⟨

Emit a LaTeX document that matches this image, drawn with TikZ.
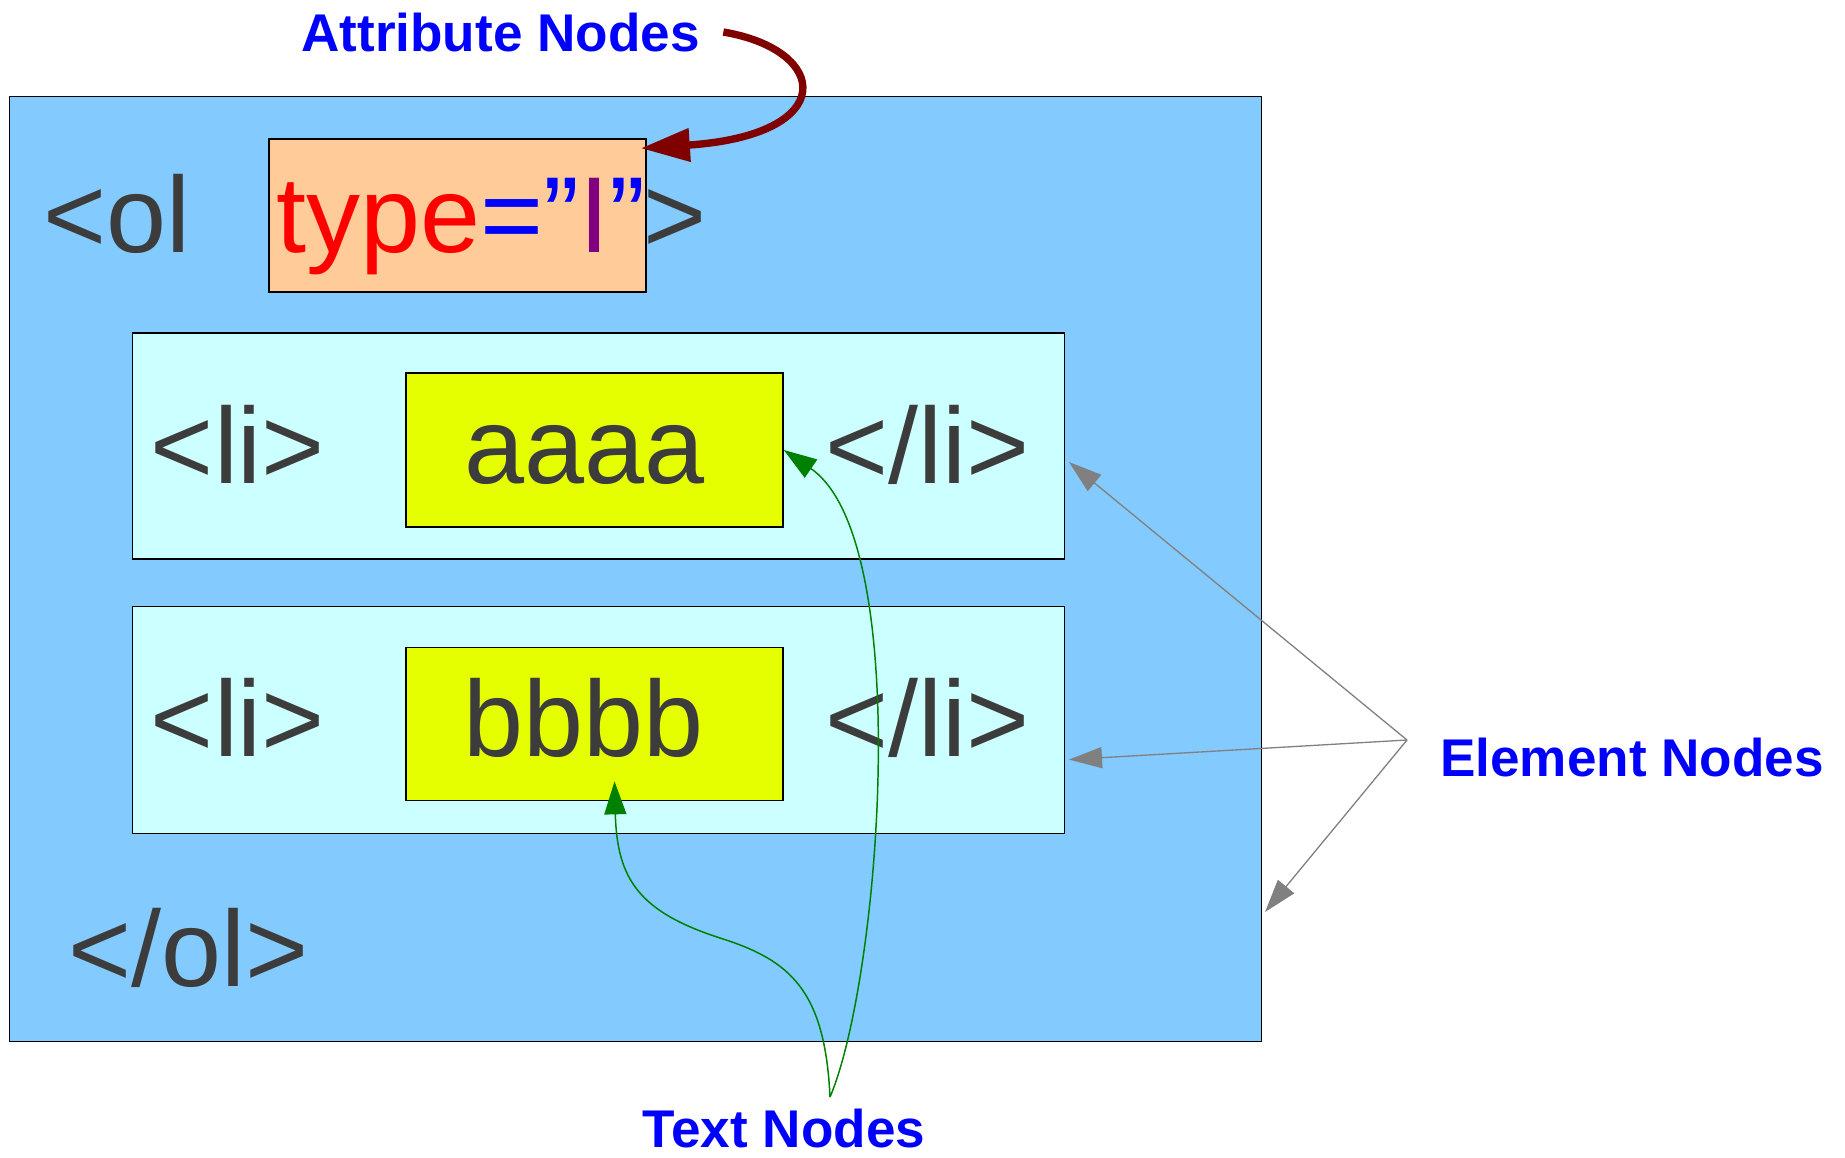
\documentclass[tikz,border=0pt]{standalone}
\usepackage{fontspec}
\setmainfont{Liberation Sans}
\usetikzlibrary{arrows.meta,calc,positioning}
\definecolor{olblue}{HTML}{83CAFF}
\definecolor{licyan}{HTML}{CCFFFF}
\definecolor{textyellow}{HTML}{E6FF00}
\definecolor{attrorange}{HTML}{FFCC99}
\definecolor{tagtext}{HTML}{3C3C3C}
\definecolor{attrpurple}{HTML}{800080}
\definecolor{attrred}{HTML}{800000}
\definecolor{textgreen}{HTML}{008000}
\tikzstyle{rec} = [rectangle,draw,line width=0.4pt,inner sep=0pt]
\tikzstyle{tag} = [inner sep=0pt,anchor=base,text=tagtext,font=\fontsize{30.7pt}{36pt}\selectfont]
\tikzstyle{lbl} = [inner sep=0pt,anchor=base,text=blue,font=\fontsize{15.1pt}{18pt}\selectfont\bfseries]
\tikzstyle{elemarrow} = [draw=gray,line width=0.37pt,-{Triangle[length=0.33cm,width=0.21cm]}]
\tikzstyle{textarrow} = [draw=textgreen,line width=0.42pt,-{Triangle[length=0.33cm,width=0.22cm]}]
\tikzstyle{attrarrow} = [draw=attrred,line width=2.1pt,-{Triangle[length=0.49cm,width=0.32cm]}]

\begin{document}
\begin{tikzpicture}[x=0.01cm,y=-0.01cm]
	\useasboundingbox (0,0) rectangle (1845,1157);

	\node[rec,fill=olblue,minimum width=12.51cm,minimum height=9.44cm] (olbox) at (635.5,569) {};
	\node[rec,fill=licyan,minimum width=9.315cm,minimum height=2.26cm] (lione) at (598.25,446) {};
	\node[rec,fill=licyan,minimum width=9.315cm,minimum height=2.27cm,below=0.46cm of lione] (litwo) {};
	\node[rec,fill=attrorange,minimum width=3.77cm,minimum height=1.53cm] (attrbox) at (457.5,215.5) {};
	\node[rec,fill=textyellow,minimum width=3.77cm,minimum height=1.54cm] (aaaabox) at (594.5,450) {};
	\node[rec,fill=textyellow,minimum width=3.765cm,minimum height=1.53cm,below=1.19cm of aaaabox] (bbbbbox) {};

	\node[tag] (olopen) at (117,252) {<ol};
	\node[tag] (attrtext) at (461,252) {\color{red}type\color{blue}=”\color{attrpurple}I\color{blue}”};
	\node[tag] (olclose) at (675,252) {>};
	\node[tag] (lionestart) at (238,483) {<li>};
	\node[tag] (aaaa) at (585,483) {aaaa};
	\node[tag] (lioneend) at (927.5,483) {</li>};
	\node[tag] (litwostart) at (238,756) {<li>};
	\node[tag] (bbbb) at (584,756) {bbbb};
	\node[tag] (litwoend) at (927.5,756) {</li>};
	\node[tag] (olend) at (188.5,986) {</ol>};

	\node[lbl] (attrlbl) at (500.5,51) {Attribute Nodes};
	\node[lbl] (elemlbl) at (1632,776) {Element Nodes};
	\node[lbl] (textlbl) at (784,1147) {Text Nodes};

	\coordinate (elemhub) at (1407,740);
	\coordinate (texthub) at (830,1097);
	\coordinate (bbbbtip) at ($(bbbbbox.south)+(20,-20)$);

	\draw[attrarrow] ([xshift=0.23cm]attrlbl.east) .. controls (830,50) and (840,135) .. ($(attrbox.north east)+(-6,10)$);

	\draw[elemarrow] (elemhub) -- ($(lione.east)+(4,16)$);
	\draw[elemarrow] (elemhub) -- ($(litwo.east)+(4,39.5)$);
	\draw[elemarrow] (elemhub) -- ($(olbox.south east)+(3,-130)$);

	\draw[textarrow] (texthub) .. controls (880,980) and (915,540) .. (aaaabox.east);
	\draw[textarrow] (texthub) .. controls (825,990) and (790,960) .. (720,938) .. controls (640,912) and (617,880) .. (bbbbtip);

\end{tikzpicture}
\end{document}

⟩

▸ Objective
Reproduce the whole listing above word for word, but not its pictures.

▸ Complete response
Emit a LaTeX document that matches this image, drawn with TikZ.
\documentclass[tikz,border=0pt]{standalone}
\usepackage{fontspec}
\setmainfont{Liberation Sans}
\usetikzlibrary{arrows.meta,calc,positioning}
\definecolor{olblue}{HTML}{83CAFF}
\definecolor{licyan}{HTML}{CCFFFF}
\definecolor{textyellow}{HTML}{E6FF00}
\definecolor{attrorange}{HTML}{FFCC99}
\definecolor{tagtext}{HTML}{3C3C3C}
\definecolor{attrpurple}{HTML}{800080}
\definecolor{attrred}{HTML}{800000}
\definecolor{textgreen}{HTML}{008000}
\tikzstyle{rec} = [rectangle,draw,line width=0.4pt,inner sep=0pt]
\tikzstyle{tag} = [inner sep=0pt,anchor=base,text=tagtext,font=\fontsize{30.7pt}{36pt}\selectfont]
\tikzstyle{lbl} = [inner sep=0pt,anchor=base,text=blue,font=\fontsize{15.1pt}{18pt}\selectfont\bfseries]
\tikzstyle{elemarrow} = [draw=gray,line width=0.37pt,-{Triangle[length=0.33cm,width=0.21cm]}]
\tikzstyle{textarrow} = [draw=textgreen,line width=0.42pt,-{Triangle[length=0.33cm,width=0.22cm]}]
\tikzstyle{attrarrow} = [draw=attrred,line width=2.1pt,-{Triangle[length=0.49cm,width=0.32cm]}]

\begin{document}
\begin{tikzpicture}[x=0.01cm,y=-0.01cm]
	\useasboundingbox (0,0) rectangle (1845,1157);

	\node[rec,fill=olblue,minimum width=12.51cm,minimum height=9.44cm] (olbox) at (635.5,569) {};
	\node[rec,fill=licyan,minimum width=9.315cm,minimum height=2.26cm] (lione) at (598.25,446) {};
	\node[rec,fill=licyan,minimum width=9.315cm,minimum height=2.27cm,below=0.46cm of lione] (litwo) {};
	\node[rec,fill=attrorange,minimum width=3.77cm,minimum height=1.53cm] (attrbox) at (457.5,215.5) {};
	\node[rec,fill=textyellow,minimum width=3.77cm,minimum height=1.54cm] (aaaabox) at (594.5,450) {};
	\node[rec,fill=textyellow,minimum width=3.765cm,minimum height=1.53cm,below=1.19cm of aaaabox] (bbbbbox) {};

	\node[tag] (olopen) at (117,252) {<ol};
	\node[tag] (attrtext) at (461,252) {\color{red}type\color{blue}=”\color{attrpurple}I\color{blue}”};
	\node[tag] (olclose) at (675,252) {>};
	\node[tag] (lionestart) at (238,483) {<li>};
	\node[tag] (aaaa) at (585,483) {aaaa};
	\node[tag] (lioneend) at (927.5,483) {</li>};
	\node[tag] (litwostart) at (238,756) {<li>};
	\node[tag] (bbbb) at (584,756) {bbbb};
	\node[tag] (litwoend) at (927.5,756) {</li>};
	\node[tag] (olend) at (188.5,986) {</ol>};

	\node[lbl] (attrlbl) at (500.5,51) {Attribute Nodes};
	\node[lbl] (elemlbl) at (1632,776) {Element Nodes};
	\node[lbl] (textlbl) at (784,1147) {Text Nodes};

	\coordinate (elemhub) at (1407,740);
	\coordinate (texthub) at (830,1097);
	\coordinate (bbbbtip) at ($(bbbbbox.south)+(20,-20)$);

	\draw[attrarrow] ([xshift=0.23cm]attrlbl.east) .. controls (830,50) and (840,135) .. ($(attrbox.north east)+(-6,10)$);

	\draw[elemarrow] (elemhub) -- ($(lione.east)+(4,16)$);
	\draw[elemarrow] (elemhub) -- ($(litwo.east)+(4,39.5)$);
	\draw[elemarrow] (elemhub) -- ($(olbox.south east)+(3,-130)$);

	\draw[textarrow] (texthub) .. controls (880,980) and (915,540) .. (aaaabox.east);
	\draw[textarrow] (texthub) .. controls (825,990) and (790,960) .. (720,938) .. controls (640,912) and (617,880) .. (bbbbtip);

\end{tikzpicture}
\end{document}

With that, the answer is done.